Plotting code records
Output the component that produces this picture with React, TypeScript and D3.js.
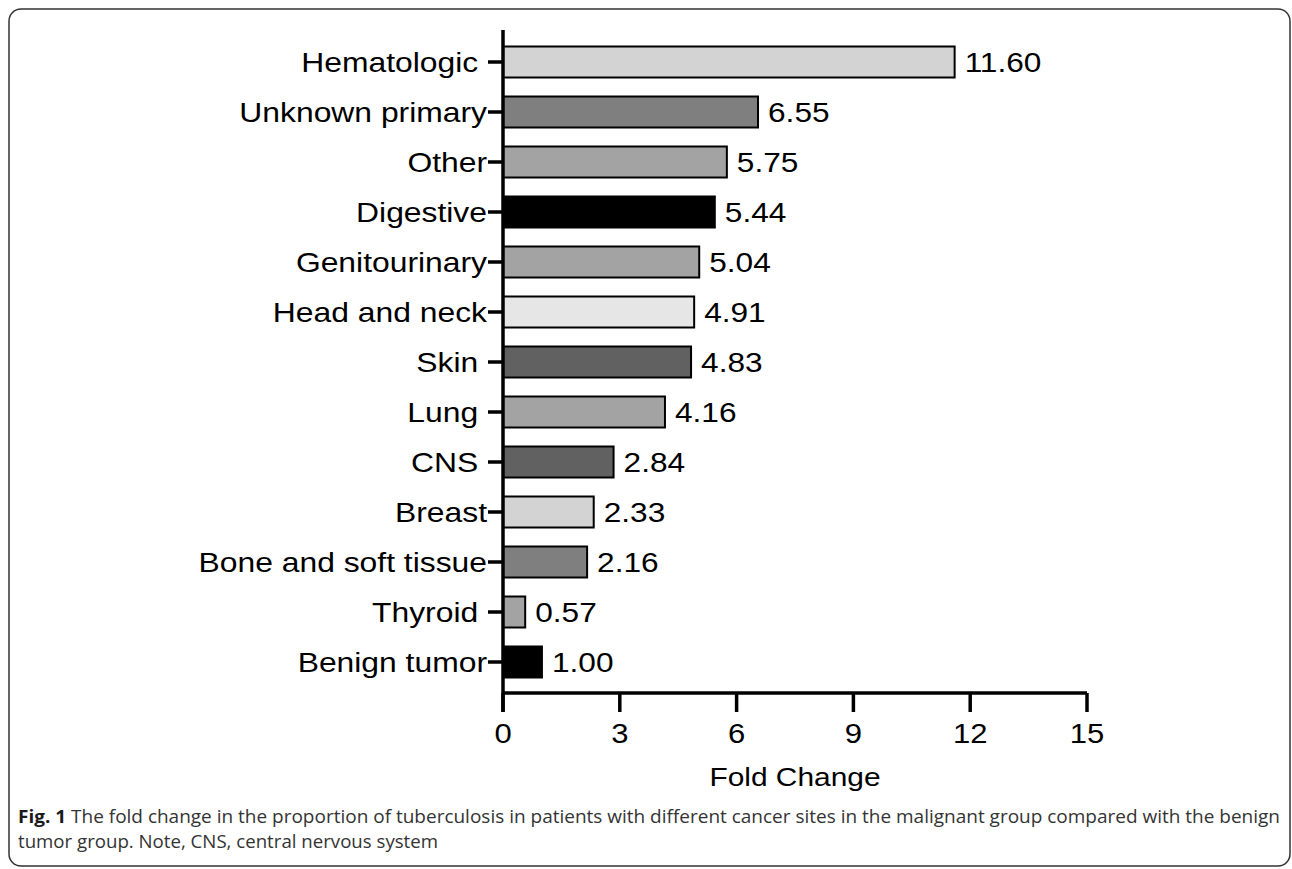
import React from "react";
import * as d3 from "d3";

const categories = [
  "Hematologic ",
  "Unknown primary",
  "Other",
  "Digestive",
  "Genitourinary",
  "Head and neck",
  "Skin ",
  "Lung ",
  "CNS ",
  "Breast",
  "Bone and soft tissue",
  "Thyroid ",
  "Benign tumor",
];
const values = [11.6, 6.55, 5.75, 5.44, 5.04, 4.91, 4.83, 4.16, 2.84, 2.33, 2.16, 0.57, 1.0];
const fills = [
  "#d3d3d3", "#7f7f7f", "#a3a3a3", "#000000", "#a3a3a3", "#e6e6e6",
  "#616161", "#a3a3a3", "#616161", "#d3d3d3", "#7f7f7f", "#a3a3a3", "#000000",
];
const xTicks = [0, 3, 6, 9, 12, 15];
const xTitle = "Fold Change";
const captionBold = "Fig. 1";
const captionLine1 = " The fold change in the proportion of tuberculosis in patients with different cancer sites in the malignant group compared with the benign";
const captionLine2 = "tumor group. Note, CNS, central nervous system";

const SX = 1.15;

function T(props: { x: number; y: number; anchor?: string; size: number; children: React.ReactNode; pre?: boolean }) {
  return (
    <text
      transform={`translate(${props.x},${props.y}) scale(${SX},1)`}
      dy="0.36em"
      textAnchor={props.anchor || "start"}
      fontFamily="'Liberation Sans', Arial, sans-serif"
      fontSize={props.size}
      fill="#000"
      style={props.pre ? { whiteSpace: "pre" } : undefined}
    >
      {props.children}
    </text>
  );
}

export default function App() {
  const W = 1292, H = 869;
  const x = d3.scaleLinear().domain([0, 15]).range([503, 1087]);
  const y = d3.scaleBand<string>().domain(categories).range([37, 687]).paddingInner(0.38).paddingOuter(0.19);
  const axisY = 693;
  return (
    <svg width={W} height={H} style={{ position: "absolute", left: 0, top: 0, background: "#fff" }}>
      <rect x={9} y={9} width={1281} height={857} rx={12} ry={12} fill="none" stroke="#333" strokeWidth={1.5} />
      {categories.map((c, i) => {
        const cy = y(c)! + y.bandwidth() / 2;
        return (
          <g key={c}>
            <rect
              x={x(0)}
              y={y(c)!}
              width={x(values[i]) - x(0)}
              height={y.bandwidth()}
              fill={fills[i]}
              stroke="#000"
              strokeWidth={2}
            />
            <T x={x(values[i]) + 10} y={cy} size={27.5}>{values[i].toFixed(2)}</T>
            <line x1={x(0) - 15} x2={x(0)} y1={cy} y2={cy} stroke="#000" strokeWidth={3.5} />
            <T x={x(0) - 16} y={cy} size={27.7} anchor="end" pre>{c}</T>
          </g>
        );
      })}
      <line x1={x(0)} x2={x(0)} y1={30} y2={axisY + 19} stroke="#000" strokeWidth={3.5} />
      <line x1={x(0)} x2={x(15)} y1={axisY} y2={axisY} stroke="#000" strokeWidth={3.5} />
      {xTicks.map((t) => (
        <g key={t}>
          <line x1={x(t)} x2={x(t)} y1={axisY} y2={axisY + 19} stroke="#000" strokeWidth={3.5} />
          <T x={x(t)} y={axisY + 40} size={27} anchor="middle">{t}</T>
        </g>
      ))}
      <T x={(x(0) + x(15)) / 2} y={777} size={26} anchor="middle">{xTitle}</T>
      <text x={18} y={823} fontFamily="'Open Sans', sans-serif" fontSize={17.5} fill="#333" textLength={1262} lengthAdjust="spacingAndGlyphs">
        <tspan fontWeight="bold" fill="#1a1a1a">{captionBold}</tspan>
        <tspan>{captionLine1}</tspan>
      </text>
      <text x={18} y={848} fontFamily="'Open Sans', sans-serif" fontSize={17.5} fill="#333" textLength={420} lengthAdjust="spacingAndGlyphs">
        {captionLine2}
      </text>
    </svg>
  );
}
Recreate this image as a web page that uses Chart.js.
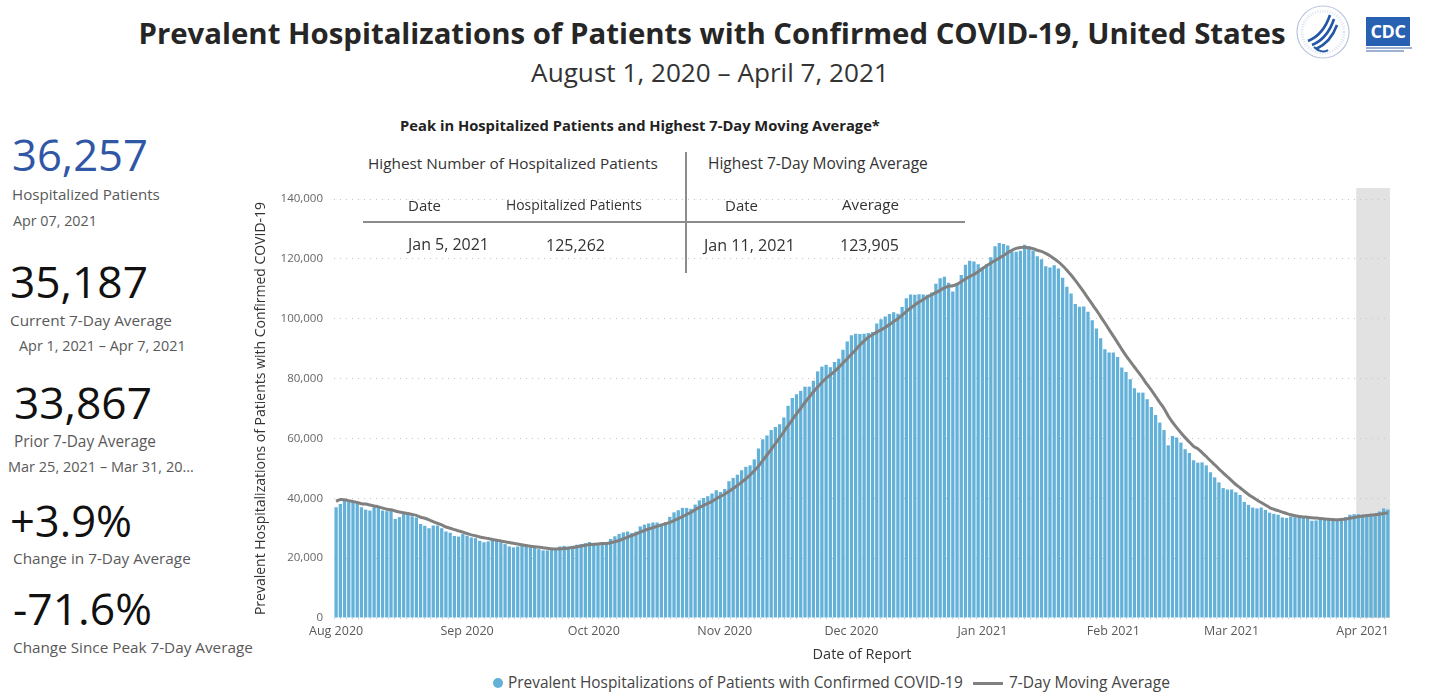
<!DOCTYPE html>
<html>
<head>
<meta charset="utf-8">
<script src="https://cdn.jsdelivr.net/npm/chart.js@4.4.1/dist/chart.umd.min.js"></script>
<style>
  body { margin: 0; width: 1434px; height: 697px; background: #fff; position: relative; overflow: hidden;
         font-family: 'Open Sans', sans-serif; }
  .t { position: absolute; white-space: nowrap; line-height: 1; transform: translateY(-50%); }
  .c { transform: translate(-50%, -50%); }
  .big { font-size: 44px; color: #111; }
  .lbl { font-size: 15px; color: #595959; }
  .sub { font-size: 13px; color: #595959; }
  .tb { font-size: 14px; color: #333; }
  #chart { position: absolute; left: 240px; top: 180px; }
  .rule { position: absolute; background: #8c8c8c; }
</style>
</head>
<body>

<div class="t c" style="left:712px;top:34px;font-weight:700;font-size:26px;color:#262626" data-w="1148">Prevalent Hospitalizations of Patients with Confirmed COVID-19, United States</div>
<div class="t c" style="left:710px;top:72px;font-size:21px;color:#333" data-w="358">August 1, 2020 – April 7, 2021</div>

<!-- logos -->
<svg style="position:absolute;left:1294px;top:3px" width="58" height="58" viewBox="0 0 58 58">
  <circle cx="29" cy="29" r="26" fill="none" stroke="#b9c6e0" stroke-width="1.2"/>
  <circle cx="29" cy="29" r="21" fill="none" stroke="#dde4f1" stroke-width="3" stroke-dasharray="1 1.5"/>
  <path d="M14 38 C24 34 32 24 36 12" fill="none" stroke="#2457a6" stroke-width="2.6"/>
  <path d="M18 42 C28 38 36 28 40 16" fill="none" stroke="#2457a6" stroke-width="2.6"/>
  <path d="M22 46 C31 42 39 33 43 22" fill="none" stroke="#2457a6" stroke-width="2.6"/>
  <path d="M20 44 C24 48 30 50 34 47" fill="none" stroke="#2457a6" stroke-width="2"/>
</svg>
<div style="position:absolute;left:1366px;top:17px;width:44px;height:29px;background:#2861b1;color:#fff;font:700 18px 'Open Sans',sans-serif;text-align:center;line-height:28px;letter-spacing:-0.5px">CDC</div>
<div style="position:absolute;left:1366px;top:47px;width:46px;height:1.5px;background:#9fb1d3"></div>
<div style="position:absolute;left:1366px;top:50px;width:38px;height:1.5px;background:#9fb1d3"></div>

<!-- left summary panel -->
<div class="t big" style="left:12px;top:155px;color:#2f57a5" data-w="136">36,257</div>
<div class="t lbl" style="left:12px;top:195px" data-w="148">Hospitalized Patients</div>
<div class="t sub" style="left:13px;top:221px" data-w="84">Apr 07, 2021</div>

<div class="t big" style="left:10px;top:281px" data-w="138">35,187</div>
<div class="t lbl" style="left:10px;top:321px" data-w="162">Current 7-Day Average</div>
<div class="t sub" style="left:19px;top:346px" data-w="167">Apr 1, 2021 – Apr 7, 2021</div>

<div class="t big" style="left:14px;top:402px" data-w="138">33,867</div>
<div class="t lbl" style="left:14px;top:442px" data-w="142">Prior 7-Day Average</div>
<div class="t sub" style="left:8px;top:466px" data-w="186">Mar 25, 2021 – Mar 31, 20…</div>

<div class="t big" style="left:10px;top:521px" data-w="122">+3.9%</div>
<div class="t lbl" style="left:13px;top:559px" data-w="178">Change in 7-Day Average</div>

<div class="t big" style="left:13px;top:608px" data-w="139">-71.6%</div>
<div class="t lbl" style="left:13px;top:648px" data-w="240">Change Since Peak 7-Day Average</div>

<canvas id="chart" width="1170" height="490"></canvas>

<!-- peak table over the plot -->
<div class="t c" style="left:640px;top:125px;font-weight:700;font-size:13px;color:#222" data-w="480">Peak in Hospitalized Patients and Highest 7-Day Moving Average*</div>
<div class="t tb" style="left:368px;top:164px" data-w="290">Highest Number of Hospitalized Patients</div>
<div class="t tb" style="left:708px;top:164px" data-w="220">Highest 7-Day Moving Average</div>
<div class="t tb" style="left:408px;top:205px" data-w="33">Date</div>
<div class="t tb" style="left:506px;top:205px" data-w="136">Hospitalized Patients</div>
<div class="t tb" style="left:725px;top:205px" data-w="33">Date</div>
<div class="t tb" style="left:842px;top:205px" data-w="57">Average</div>
<div class="t tb" id="peakDate" style="left:408px;top:245px" data-w="81"></div>
<div class="t tb" id="peakValue" style="left:546px;top:245px" data-w="59"></div>
<div class="t tb" id="maDate" style="left:704px;top:245px" data-w="91"></div>
<div class="t tb" id="maValue" style="left:840px;top:245px" data-w="59"></div>
<div class="rule" style="left:685px;top:152px;width:2px;height:121px"></div>
<div class="rule" style="left:363px;top:221px;width:602px;height:2px"></div>

<!-- legend -->
<div style="position:absolute;left:493px;top:678px;width:10px;height:10px;border-radius:50%;background:#63b1d8"></div>
<div class="t" style="left:508px;top:683px;font-size:14px;color:#444" data-w="455">Prevalent Hospitalizations of Patients with Confirmed COVID-19</div>
<div style="position:absolute;left:973px;top:682px;width:30px;height:2.5px;background:#808080"></div>
<div class="t" style="left:1009px;top:683px;font-size:14px;color:#444" data-w="161">7-Day Moving Average</div>

<script>
// daily prevalent hospitalizations, Aug 1 2020 .. Apr 7 2021
const hospitalized = [
  // Aug
  37000, 38100, 39200, 38900, 38700, 38400, 37000, 36200, 35900, 37000, 36800, 35900, 35700, 35900, 33100, 33700,
  35100, 34800, 34000, 33600, 31400, 30800, 30000, 30900, 30900, 30000, 28900, 28500, 27400, 27200, 28100,
  // Sep
  27500, 26900, 26700, 25800, 25300, 25600, 25800, 25800, 25300, 24700, 23900, 23600, 23900, 24100, 23900,
  23600, 23400, 23000, 22600, 22600, 22800, 23400, 23900, 24100, 23900, 24100, 24500, 24700, 25000, 25400,
  // Oct
  24700, 24700, 25000, 25000, 26400, 27300, 28100, 28600, 28900, 28400, 28900, 30600, 31200, 31600, 31900, 31900,
  31400, 32000, 33800, 35300, 36000, 36800, 36800, 36500, 37900, 39300, 40100, 40700, 41600, 42700, 42100,
  // Nov
  43100, 45700, 46800, 47900, 49400, 50500, 51000, 53000, 56600, 59700, 61000, 62800, 63800, 64700, 67000,
  70900, 73500, 74800, 75900, 77300, 77300, 79300, 82400, 84000, 84600, 83800, 85500, 86600, 89600, 92400,
  // Dec
  94500, 95000, 94900, 95000, 95200, 95600, 98400, 99800, 100700, 101600, 102200, 101700, 103900, 106800, 108100, 108000,
  108200, 108100, 108000, 108800, 111700, 113500, 114000, 112000, 109100, 111600, 114600, 118000, 119400, 119100, 118200,
  // Jan
  116600, 118200, 120500, 124200, 125262, 125000, 124500, 122500, 122400, 122700, 124700, 124200, 122800, 120900, 119900, 117500,
  117100, 117900, 116800, 113700, 110700, 108400, 104900, 104000, 104100, 102300, 99500, 96700, 93500, 89800, 88700,
  // Feb
  88700, 87200, 83700, 82200, 79800, 76800, 75300, 75300, 73100, 70500, 67800, 65300, 62800, 57700,
  60800, 60300, 58600, 56400, 55100, 52700, 51900, 52000, 51000, 48700, 47000, 45300, 43400, 42900,
  // Mar
  42900, 42000, 41100, 38800, 37800, 36900, 36600, 36900, 36100, 35200, 34800, 34500, 33600, 33400, 33900, 33700,
  33700, 33600, 33700, 32500, 32600, 32800, 32800, 32800, 33000, 33000, 33400, 33700, 34500, 34700, 34700,
  // Apr
  34500, 34300, 34400, 34600, 35600, 36600, 36257
];

const movingAverage = [
  // Aug
  39000, 39600, 39500, 39200, 38900, 38600, 38190, 38070, 37760, 37440, 37140, 36740, 36360, 36200, 35760, 35440,
  35170, 34890, 34610, 34310, 33670, 33340, 32810, 32210, 31660, 31090, 30410, 30000, 29510, 29110, 28710,
  // Sep
  28230, 27790, 27470, 27090, 26790, 26560, 26230, 25990, 25760, 25470, 25200, 24960, 24710, 24470, 24200,
  23960, 23770, 23640, 23500, 23310, 23130, 23060, 23100, 23200, 23330, 23540, 23810, 24090, 24310, 24530,
  // Oct
  24610, 24730, 24860, 24930, 25170, 25500, 25890, 26440, 27040, 27530, 28090, 28690, 29240, 29740, 30210, 30640,
  31070, 31510, 31970, 32560, 33190, 33890, 34590, 35310, 36160, 36940, 37630, 38300, 38990, 39830, 40630,
  // Nov
  41370, 42290, 43240, 44270, 45390, 46500, 47770, 49190, 50740, 52590, 54460, 56370, 58270, 60230, 62230,
  64270, 66240, 68210, 70090, 72010, 73810, 75570, 77210, 78710, 80110, 81240, 82410, 83740, 85210, 86640,
  // Dec
  88140, 89630, 91210, 92570, 93800, 94660, 95510, 96270, 97090, 98040, 99070, 100000, 101190, 102390, 103570, 104610,
  105560, 106400, 107300, 108000, 108700, 109470, 110330, 110870, 111010, 111530, 112360, 113260, 114100, 114830, 115710,
  // Jan
  116790, 117730, 118570, 119460, 120290, 121140, 122040, 122880, 123480, 123790, 123905, 123710, 123400, 122890, 122510, 121810,
  121010, 120040, 118990, 117690, 116230, 114590, 112790, 110910, 108940, 106870, 104840, 102840, 100710, 98560, 96370,
  // Feb
  94170, 92010, 89760, 87690, 85730, 83870, 81960, 80040, 78030, 76140, 74090, 72010, 70010, 67500,
  65430, 63600, 61900, 60270, 58810, 57370, 56540, 55290, 53960, 52540, 51200, 49800, 48470, 47190,
  // Mar
  45890, 44600, 43510, 42340, 41270, 40340, 39440, 38590, 37740, 36900, 36330, 35860, 35390, 34930, 34500, 34160,
  33940, 33770, 33660, 33500, 33390, 33230, 33100, 32970, 32890, 32790, 32910, 33070, 33310, 33590, 33867,
  // Apr
  34070, 34260, 34400, 34530, 34690, 34960, 35187
];

const monthTicks = ['Aug 2020', 'Sep 2020', 'Oct 2020', 'Nov 2020', 'Dec 2020', 'Jan 2021', 'Feb 2021', 'Mar 2021', 'Apr 2021'];
const yTicks = [0, 20000, 40000, 60000, 80000, 100000, 120000, 140000];
const peak = { date: 'Jan 5, 2021', value: 125262 };
const peakAverage = { date: 'Jan 11, 2021', value: 123905 };
const shadeFrom = '2021-03-31';   // recent days, still being reported

const FONT = "'Open Sans', sans-serif";
const startDay = Date.UTC(2020, 7, 1);
const dayLabels = hospitalized.map((_, i) => new Date(startDay + i * 86400000).toISOString().slice(0, 10));

document.getElementById('peakDate').textContent = peak.date;
document.getElementById('peakValue').textContent = peak.value.toLocaleString('en-US');
document.getElementById('maDate').textContent = peakAverage.date;
document.getElementById('maValue').textContent = peakAverage.value.toLocaleString('en-US');

// squeeze each text to the width it has in the original
document.querySelectorAll('[data-w]').forEach(el => {
  const fs = parseFloat(getComputedStyle(el).fontSize);
  const w = el.getBoundingClientRect().width;
  el.style.fontSize = (fs * (+el.dataset.w) / w) + 'px';
});

const shade = {
  id: 'shade',
  beforeDraw(chart) {
    const { ctx, chartArea, scales: { x } } = chart;
    const i = dayLabels.indexOf(shadeFrom);
    const step = x.getPixelForValue(1) - x.getPixelForValue(0);
    const left = x.getPixelForValue(i) - step / 2;
    ctx.save();
    ctx.fillStyle = '#e2e2e2';
    ctx.fillRect(left, chartArea.top - 11, chartArea.right - left, chartArea.bottom - chartArea.top + 11);
    ctx.restore();
  }
};

Chart.defaults.font.family = FONT;

new Chart(document.getElementById('chart'), {
  type: 'bar',
  data: {
    labels: dayLabels,
    datasets: [
      {
        type: 'line',
        label: '7-Day Moving Average',
        data: movingAverage,
        borderColor: '#808080',
        borderWidth: 3,
        pointRadius: 0,
        tension: 0.3,
        order: 0
      },
      {
        type: 'bar',
        label: 'Prevalent Hospitalizations of Patients with Confirmed COVID-19',
        data: hospitalized,
        backgroundColor: '#63b1d8',
        barPercentage: 0.78,
        categoryPercentage: 1,
        order: 1
      }
    ]
  },
  options: {
    responsive: false,
    animation: false,
    layout: { padding: { top: 19, right: 20, left: 0, bottom: 0 } },
    plugins: { legend: { display: false }, tooltip: { enabled: false } },
    scales: {
      x: {
        grid: { display: false, drawTicks: false },
        border: { display: false },
        ticks: {
          autoSkip: false,
          maxRotation: 0,
          padding: 6,
          color: '#595959',
          font: { size: 12.5 },
          callback: function (value, index) {
            const d = dayLabels[index];
            if (!d.endsWith('-01')) return null;
            const m = (+d.slice(0, 4) - 2020) * 12 + (+d.slice(5, 7)) - 8;
            return monthTicks[m];
          }
        },
        title: { display: true, text: 'Date of Report', color: '#333', font: { size: 14.5 }, padding: { top: 0, bottom: 6 } },
        afterFit: s => { s.height = 52; }
      },
      y: {
        min: 0,
        max: 140000,
        afterBuildTicks: s => { s.ticks = yTicks.map(v => ({ value: v })); },
        ticks: { padding: 11, color: '#666', font: { size: 11.5 }, callback: v => v.toLocaleString('en-US') },
        grid: { color: '#c4c4c4', drawTicks: false },
        border: { display: false, dash: [1, 5] },
        title: {
          display: true,
          text: 'Prevalent Hospitalizations of Patients with Confirmed COVID-19',
          color: '#333',
          font: { size: 14 },
          padding: { top: 13, bottom: 0 }
        },
        afterFit: s => { s.width = 94; }
      }
    }
  },
  plugins: [shade]
});
</script>
</body>
</html>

INSTRUCTIONS TO FOLLOW
Return only the lines from the start of the data through the line that contains "import * as", please, copying them exactly and omitting all pictures.

THE OUTPUT
Output the component that produces this picture with React, TypeScript and D3.js.
import React from "react";
import * as d3 from "d3";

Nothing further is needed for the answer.